By the way, two things:

1. Kass doesn't head up the Council anymore, Jason.

2. For those taking the opportunity to attack bioethicists, your comments are misplaced. People like Kass give bioethics a bad name. Mainstream bioethicists like Peter Singer (when he's doing work in philosophical bioethics) and the various folk who edit the refereed journals in the field (e.g., Bioethics, American Journal of Bioethics, Journal of Medical Ethics, Monash Bioethics Review ... to name the ones that I've had some connection with) are not even remotely like Kass. One goddamn huge problem with the President's Council is that it's been designed (clearly deliberately) to exclude most mainstream bioethical opinion.

For what it's worth, there's definitely something odd about the way Kass has (mis)appropriated 'dignity' to oppose mainstream bioethics' championing of autonomy. The central role of autonomy in bioethics reflects Kantian influences; and Kant was quite clear that in his view, the capacity for autonomy is the ground of human dignity. Fancy that!

By bob koepp (not verified) on 17 May 2008 #permalink

En GünceL Teknoloji ve Bilim Haberleri Sitesi... Mutlaka Girmelisiniz..

En GünceL Teknoloji ve Bilim Haberleri Sitesi... Mutlaka Girmelisiniz..

Sorry, I'm a little late to the debate. While I generally agreed with Pinker's position (Kass is an ethical idiot who deserves to be taken to task for his poorly thought-out and weakly defended positions), I can't really get behind this article. Pinker makes a major error - he equivocates on the word 'dignity'.

"Dignity", in an ethical context, is a deontological term (deontology is the ethical theory that looks at the nature of the action to decide whether it is morally right or wrong, rather than, say, the consequences or the character and motives of the agent). To say that someone or something has dignity is to say that it is morally wrong to treat that person or thing in certain ways, regardless of the consequences of refraining from the action. Pinker talks about 'dignity' in terms of "being dignified", that is, bearing yourself in a socially respectable way.
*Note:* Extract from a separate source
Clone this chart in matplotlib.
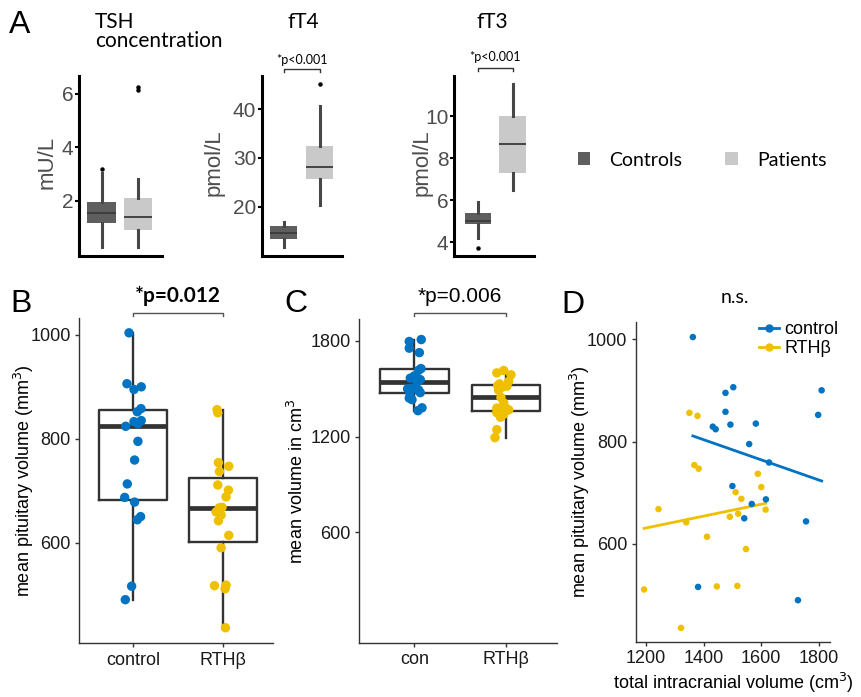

Same word, very different idea.

It's clear form Pinker's first paragraph that he's starting from a very different ethical perspective - consequentialism - which says that whether or not an act is morally right or wrong depends on the outcomes of that action. Consequentialism and deontology are two very distinct ethical theories with very different implications for action and policy. This is where the main disagreement lies - Pinker and the (self-proclaimed) Defenders of Dignity make very different assumptions about how to think about ethics. The rest of the details fall out from that disagreement.

I haven't read any of the book Pinker is reviewing, but having read a bit of Kass's work and being somewhat familiar with the President's Council, I would not be surprised if a lot of Pinker's general assessment of the book and its motivations are accurate. But he doesn't do himself or biomedicine any favors by completely missing the point of "dignity".

Oh, and Pinker also makes a lot of assumptions about what it means for people to be "better off" and "worse off", and even if I generally agree with him, he shouldn't use assumptions that his opponents don't share without defending them at least a little.

I think that people are missing the weakness of Pinker's argument - dignity may be a term that is difficult to define, but are so are terms like "justice " which are nonetheless essential to politics. Pinker's appeal to justice as resepct for the autonomy of people is one version of the human dignity argument. It means he too believes in human dignity, but he can't ground it in his Darwinian materialism which undermines dignity, justice, rights and other ethical norms and he basically cannot oppose the idea of the strong taking away the autonomy of the weak. Pinker needs to admit his dependence on some version of dignity, as the special moral status of human beings which merits respect.